On March 22, 1897, Leonidas Arniotis and Lydie Arniotis are noted as arriving in New York City aboard the SS La Champagne. Leonidas Arniotis’ credited profession is “artist” and he is but 34 years old. His wife is cited as “Mrs. Lydie Arniotis” and she is 23 years old. Other sources credit Leonidas Arniotis as being married to a Greek woman named Mary or Maro so we must assume, at least for the moment that Lydie and Mary were the same person.

One publicity blurb should serve for all the rest as to how these two were known, at least from 1897 until 1899 to the American audience: “The special attraction at the Orpheum this evening is Prof. Leonidas with his cats and dogs, which is declared to be the most unique show ever offered to an American audience. Arniotis, the strongest woman in the world, is also to appear in conjunction with a number of first-class specialists (San Francisco Call August 2, 1897).”

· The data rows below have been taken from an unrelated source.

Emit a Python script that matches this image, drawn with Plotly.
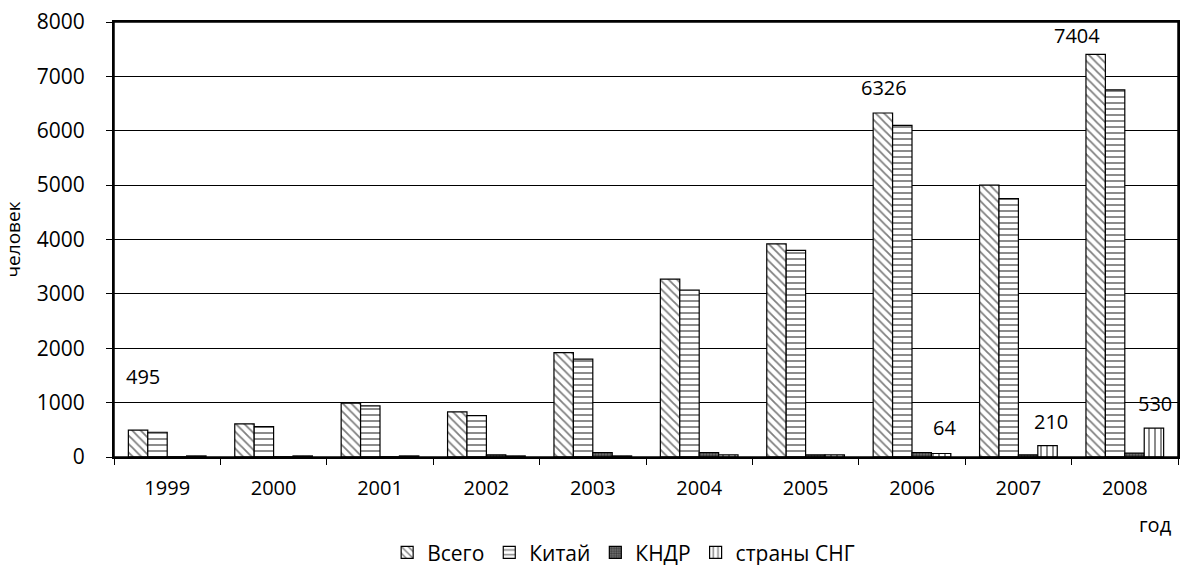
import plotly.graph_objects as go

years = ["1999", "2000", "2001", "2002", "2003", "2004", "2005", "2006", "2007", "2008"]
vsego = [495, 610, 990, 830, 1920, 3270, 3920, 6326, 5000, 7404]
kitai = [455, 560, 940, 760, 1800, 3070, 3800, 6100, 4750, 6750]
kndr = [5, 5, 5, 40, 80, 80, 40, 80, 40, 70]
sng = [20, 20, 20, 20, 20, 40, 40, 64, 210, 530]

series_names = ["Всего", "Китай", "КНДР", "страны СНГ"]

FONT = "Open Sans"

fig = go.Figure()
styles = [
    dict(shape="\\", fgcolor="black", bgcolor="white", size=6, solidity=0.3),
    dict(shape="-", fgcolor="black", bgcolor="white", size=6, solidity=0.3),
    dict(shape=".", fgcolor="black", bgcolor="#777777", size=3, solidity=0.5),
    dict(shape="|", fgcolor="black", bgcolor="white", size=6, solidity=0.3),
]
for name, vals, st in zip(series_names, [vsego, kitai, kndr, sng], styles):
    fig.add_trace(go.Bar(
        x=years, y=vals, name=name,
        marker=dict(color="white", line=dict(color="black", width=1.2), pattern=st),
    ))

# data labels (positions follow the bars via category index + pixel offset)
labels = [
    ("1999", vsego, -24, 54),
    ("2006", vsego, -28, 26),
    ("2008", vsego, -48, 19),
    ("2006", sng, 32, 26),
    ("2007", sng, 33, 24),
    ("2008", sng, 30, 25),
]
for yr, arr, xs, ys in labels:
    i = years.index(yr)
    fig.add_annotation(x=i, y=arr[i], text=str(arr[i]), showarrow=False, xshift=xs, yshift=ys,
                       xref="x", yref="y",
                       font=dict(family=FONT, size=20, color="black"))

fig.add_annotation(x=1.0, y=-0.156, xref="paper", yref="paper", text="год", showarrow=False,
                   xanchor="right", yanchor="middle", xshift=-4,
                   font=dict(family=FONT, size=20, color="black"))

# plot-area frame
fig.add_shape(type="rect", xref="paper", yref="paper", x0=0, x1=1, y0=0, y1=1,
              line=dict(color="black", width=1.5), fillcolor="rgba(0,0,0,0)", layer="above")

fig.update_layout(
    width=1182, height=565,
    margin=dict(l=114, r=4, t=22, b=108, autoexpand=False),
    paper_bgcolor="white", plot_bgcolor="white",
    barmode="group", bargap=0.27, bargroupgap=0,
    font=dict(family=FONT, size=20, color="black"),
    showlegend=True,
    legend=dict(orientation="h", x=0.479, xanchor="center", y=-0.22, yanchor="middle",
                font=dict(family=FONT, size=21, color="black"), itemwidth=30,
                traceorder="normal"),
    xaxis=dict(type="category", range=[-0.5, 9.5], showline=True, linecolor="black", linewidth=1.5,
               mirror=True, ticks="outside", tickson="boundaries", ticklen=6, tickcolor="black",
               ticklabelstandoff=12,
               tickfont=dict(family=FONT, size=20, color="black"), showgrid=False),
    yaxis=dict(range=[0, 8000], dtick=1000, showline=True, linecolor="black", linewidth=2, mirror=True,
               ticks="outside", ticklen=6, tickcolor="black", showgrid=True, gridcolor="black",
               gridwidth=1, zeroline=False, ticklabelstandoff=17,
               tickfont=dict(family=FONT, size=21, color="black"),
               title=dict(text="человек", font=dict(family=FONT, size=19, color="black"), standoff=11)),
)

fig.write_html("out.html", config={"displayModeBar": False},
               post_script="document.body.style.margin='0';document.body.style.overflow='hidden';")
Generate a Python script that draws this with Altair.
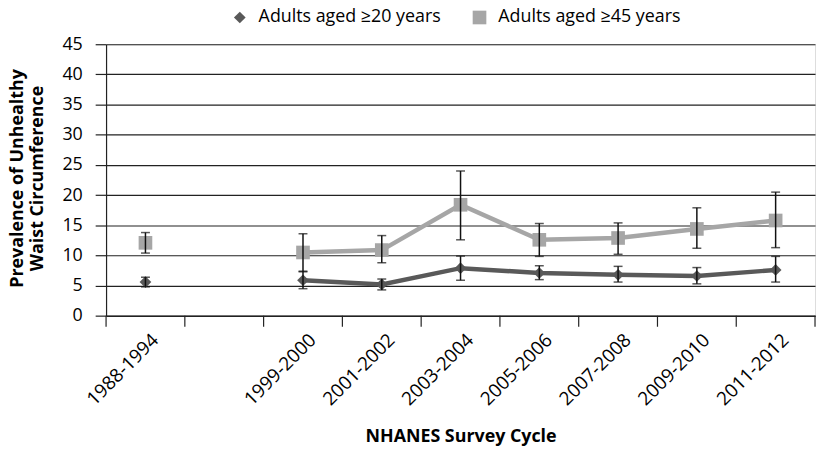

Without question Arniotis, during her lifetime, was a performer with a world-wide reputation. It is also stated in the public press, which we should not dismiss out of hand, that Arniotis was given “medals granted her by royal favor (Omaha Daily Bee December 18, 1898).” Within Greek and Greek-American history Arniotis holds other distinctions as well. In November 1897, Leonidas and Arniotis arrived in Chicago with their own circus troupe. With the Arniotis couple as the headliners the ‘Leonidas Winter Theater,’ opened at the Strand Theater with a troupe composed of 22 different acts. Although the Arniotis couple were also among the very first Greeks to operate as promoters on an international basis the history of Greek promoters and entertainers who traveled the globe from the 1870s well into 1900s has yet to be even surveyed let alone studied. The direct and lasting influence of Greeks on the entertainment forms of the world have yet to be fully understood.